Members Advice: Support after a baby's death

  • Print

PSP members offer advice for dealing and supporting a loved one who lost a child.

dad-1716160 640

 

As a member writes:

My brother's 4 day old baby died yesterday after being in NICU. Today, he and his wife will head home. She had a c-section so is also dealing with recovering from surgery. We are looking for ways to support them.  We are heading over to their house to ensure that the first thing they don't see when they walk in is the empty stroller in the living room. I want to help my family be balanced about how much they hide all the baby stuff while being respectful of the need for the parents to not have it in their face. Any ideas for support, things to bring to them, books, websites, etc. would be appreciated.

 

Responses:

"My cousins had this experience a couple of years ago and handled it very proactively and I'd be happy to put anyone going through this in touch with them after getting their ok, but I recall that my cousin pumped and donated her breast milk for perhaps as long as a year to help other mothers who couldn't pump or produce milk and it helped her feel like something good was coming out of what happened. She donated thru an organization whose name escapes me but I can ask [see PSP's article about how to donate breast milk]. They also joined other groups that have other members dealing with these experiences so they didn't feel so alone. and they marked their son's birthday and are honoring him in so many ways another part of their issue was dealing with infertility and they may still be grappling with that, and wanting to be parents, so there are a lot of complexities on top of grief for many couples. And of course I'm so so sorry for their loss."
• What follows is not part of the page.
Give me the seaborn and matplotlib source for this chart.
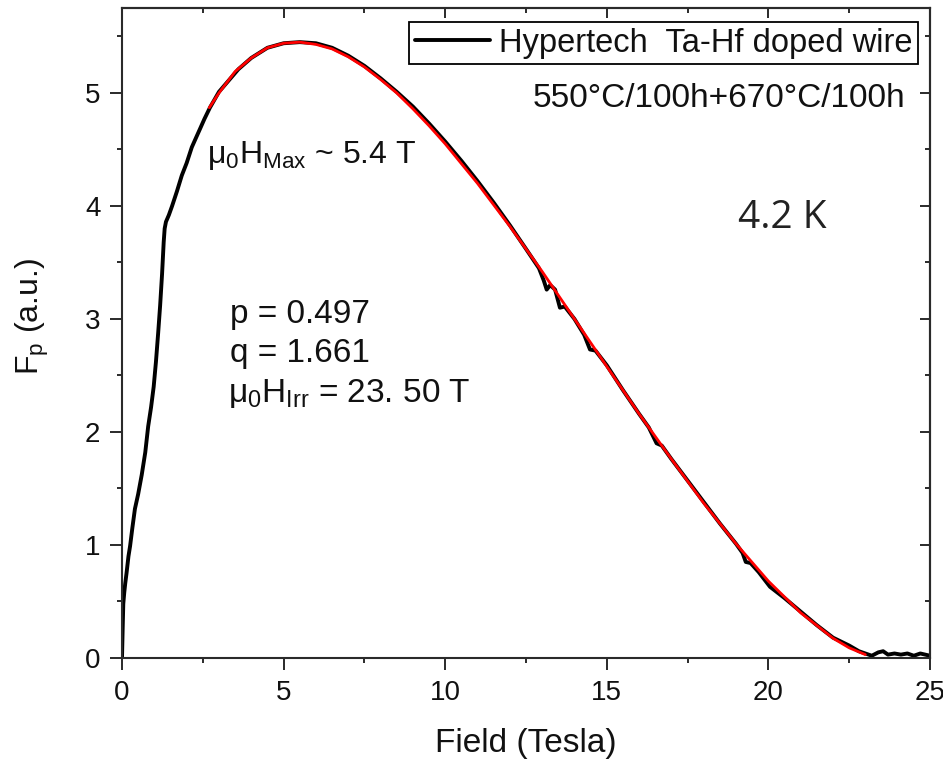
import matplotlib
matplotlib.use("Agg")
import matplotlib.pyplot as plt
import seaborn as sns
import pandas as pd
from matplotlib.ticker import MultipleLocator

black_field = [0.00, 0.02, 0.04, 0.07, 0.10, 0.14, 0.20, 0.25, 0.32, 0.40, 0.50, 0.61,
               0.72, 0.81, 0.90, 0.98, 1.05, 1.12, 1.18, 1.24, 1.29, 1.32, 1.36, 1.45,
               1.55, 1.70, 1.85, 2.00, 2.16, 2.30, 2.41, 2.55, 2.72, 3.00, 3.30, 3.60,
               4.00, 4.50, 5.00, 5.50, 6.00, 6.50, 7.00, 7.50, 8.00, 8.50, 9.00, 9.50,
               10.00, 10.50, 11.00, 11.50, 12.00, 12.50, 12.90, 13.05, 13.14, 13.25,
               13.40, 13.55, 13.70, 14.00, 14.30, 14.48, 14.65, 15.00, 15.50, 16.00,
               16.30, 16.54, 16.70, 17.00, 17.50, 18.00, 18.50, 19.00, 19.20, 19.30,
               19.45, 19.70, 20.05, 20.50, 21.00, 21.50, 22.00, 22.50, 22.80, 23.00,
               23.20, 23.40, 23.55, 23.70, 23.90, 24.10, 24.30, 24.50, 24.70, 24.85, 25.00]
black_fp = [0.00, 0.25, 0.48, 0.58, 0.66, 0.75, 0.90, 0.99, 1.15, 1.32, 1.45, 1.62,
            1.82, 2.05, 2.22, 2.40, 2.62, 2.88, 3.12, 3.40, 3.68, 3.80, 3.86, 3.92,
            4.00, 4.13, 4.27, 4.38, 4.52, 4.61, 4.68, 4.77, 4.87, 5.01, 5.11, 5.21,
            5.31, 5.40, 5.44, 5.45, 5.44, 5.40, 5.33, 5.24, 5.13, 5.01, 4.88, 4.73,
            4.57, 4.40, 4.22, 4.03, 3.83, 3.62, 3.45, 3.34, 3.26, 3.30, 3.26, 3.10,
            3.11, 3.00, 2.86, 2.73, 2.72, 2.59, 2.37, 2.16, 2.04, 1.90, 1.88, 1.76,
            1.57, 1.38, 1.19, 1.01, 0.93, 0.85, 0.84, 0.76, 0.63, 0.53, 0.41, 0.29,
            0.18, 0.11, 0.06, 0.04, 0.02, 0.05, 0.06, 0.03, 0.04, 0.03, 0.04, 0.02,
            0.04, 0.03, 0.02]

# ---- fitted curve ----
fit_field = [2.70, 3.0, 3.5, 4.0, 4.5, 5.0, 5.5, 6.0, 6.5, 7.0, 7.5, 8.0, 8.5, 9.0, 9.5,
             10.0, 11.0, 12.0, 13.0, 14.0, 15.0, 16.0, 17.0, 18.0, 19.0, 20.0, 21.0,
             22.0, 22.5, 23.0]
fit_fp = [4.87, 5.00, 5.19, 5.31, 5.40, 5.44, 5.45, 5.43, 5.39, 5.32, 5.23, 5.12, 5.00,
          4.86, 4.71, 4.55, 4.20, 3.82, 3.42, 3.00, 2.58, 2.16, 1.76, 1.37, 1.01, 0.68,
          0.40, 0.175, 0.09, 0.03]

x_ticks = [0, 5, 10, 15, 20, 25]
y_ticks = [0, 1, 2, 3, 4, 5]

sns.set_theme(style="ticks")
plt.rcParams["font.family"] = ["Liberation Sans", "DejaVu Sans"]
plt.rcParams["mathtext.fontset"] = "custom"
plt.rcParams["mathtext.rm"] = "Liberation Sans"
plt.rcParams["mathtext.it"] = "Liberation Sans:italic"
plt.rcParams["mathtext.bf"] = "Liberation Sans:bold"
plt.rcParams["mathtext.default"] = "regular"

fig = plt.figure(figsize=(9.43, 7.6), dpi=100)
ax = fig.add_axes([122 / 943, 1 - 658 / 760, 808 / 943, 650 / 760])

df_black = pd.DataFrame({"Field": black_field, "Fp": black_fp})
df_fit = pd.DataFrame({"Field": fit_field, "Fp": fit_fp})

sns.lineplot(data=df_black, x="Field", y="Fp", ax=ax, color="black", lw=2.8,
             estimator=None, sort=False, legend=False)
sns.lineplot(data=df_fit, x="Field", y="Fp", ax=ax, color="#ff0000", lw=2.0,
             estimator=None, sort=False, legend=False)

ax.set_xlim(0, 25)
ax.set_ylim(0, 5.752)
ax.set_xticks(x_ticks)
ax.set_yticks(y_ticks)
ax.set_xticklabels([str(t) for t in x_ticks])
ax.set_yticklabels([str(t) for t in y_ticks])
ax.xaxis.set_minor_locator(MultipleLocator(2.5))
ax.yaxis.set_minor_locator(MultipleLocator(0.5))

spine_col = "#2a2a2a"
for s in ax.spines.values():
    s.set_visible(True)
    s.set_linewidth(1.5)
    s.set_color(spine_col)

ax.tick_params(which="major", direction="out", length=8.5, width=1.4, color=spine_col,
               labelsize=20, pad=7, labelcolor="#111111")
ax.tick_params(which="minor", direction="out", length=3.8, width=1.4, color=spine_col)
ax.tick_params(top=False, right=False, which="both")

top = ax.secondary_xaxis("top")
top.set_xticks(x_ticks)
top.xaxis.set_minor_locator(MultipleLocator(2.5))
top.tick_params(which="major", direction="in", length=7.5, width=1.4, color=spine_col,
                labeltop=False)
top.tick_params(which="minor", direction="in", length=3.8, width=1.4, color=spine_col)
top.spines["top"].set_linewidth(1.5)
top.spines["top"].set_color(spine_col)

right = ax.secondary_yaxis("right")
right.set_yticks(y_ticks)
right.yaxis.set_minor_locator(MultipleLocator(0.5))
right.tick_params(which="major", direction="in", length=7.5, width=1.4, color=spine_col,
                  labelright=False)
right.tick_params(which="minor", direction="in", length=3.8, width=1.4, color=spine_col)
right.spines["right"].set_linewidth(1.5)
right.spines["right"].set_color(spine_col)

ax.set_xlabel("Field (Tesla)", fontsize=24, color="#111111")
ax.xaxis.set_label_coords(0.5, -0.131)
ax.xaxis.label.set_va("center")
ax.set_ylabel(r"$F_p$ (a.u.)", fontsize=23, color="#111111")
ax.yaxis.set_label_coords(-0.111, 0.525)
ax.yaxis.label.set_va("center")

leg = ax.legend(handles=[ax.lines[0]], labels=["Hypertech  Ta-Hf doped wire"],
                loc="upper right", bbox_to_anchor=(0.985, 0.979),
                bbox_transform=ax.transAxes, borderaxespad=0, frameon=True,
                fancybox=False, framealpha=1, edgecolor="black", fontsize=23.5,
                handlelength=2.3, handletextpad=0.25, borderpad=0.18)
leg.get_frame().set_linewidth(1.3)
for t in leg.get_texts():
    t.set_color("#111111")

ax.text(0.970, 0.8615, "550°C/100h+670°C/100h", transform=ax.transAxes,
        ha="right", va="center", fontsize=24, color="#111111")
ax.text(0.105, 0.7615, r"$\mu_0H_{Max}$ ~ 5.4 T", transform=ax.transAxes,
        ha="left", va="baseline", fontsize=23, color="#111111")
ax.text(0.1337, 0.515, "p = 0.497", transform=ax.transAxes,
        ha="left", va="baseline", fontsize=24, color="#111111")
ax.text(0.1337, 0.456, "q = 1.661", transform=ax.transAxes,
        ha="left", va="baseline", fontsize=24, color="#111111")
ax.text(0.131, 0.394, r"$\mu_0H_{Irr}$ = 23. 50 T", transform=ax.transAxes,
        ha="left", va="baseline", fontsize=24, color="#111111")
ax.text(0.817, 0.677, "4.2 K", transform=ax.transAxes, ha="center", va="center",
        fontsize=28, color="#222222", family=["Open Sans", "DejaVu Sans"])

fig.savefig("out.png", dpi=100)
"I'm so, so sorry your brother and his wife are going through this. Here's one resource." [see PSP's article about support and resources available].

"First, I'm so sorry for your family's loss. Your brother and SIL must be hurting terribly.   I have several close friends who have dealt with the devastating loss of a baby through stillbirth, prematurity, and full-term newborn loss. All of them have said that they actually welcomed discussion of the baby and were upset by too much avoidance on the part of family and friends. This was the case regardless of religious belief or lack thereof; whether the baby was named and formally put to rest or not. Needing acknowledgment of the existence of the life and loss was universal.   Talk with them -- more than once, since the grieving evolves -- about what they want in this regard and urge others to do the same.

"Our babies just got home from NICU -- thank goodness, but I did find an organization during our stay that I believe can help. Please check out Graham's Foundation. They support bereavement post premie loss and NICU stays. Their peer support helped me the most vs the hospital services.
I also found the social workers at NICU to be helpful. The therapists were good too. Additionally, despite being a skeptic, I also really enjoyed pastoral counseling and felt they aided me a lot during my in-patient stay. I am so sorry. It doesn't mean much, but both me and my babies were on death's door. It is only through luck we are here."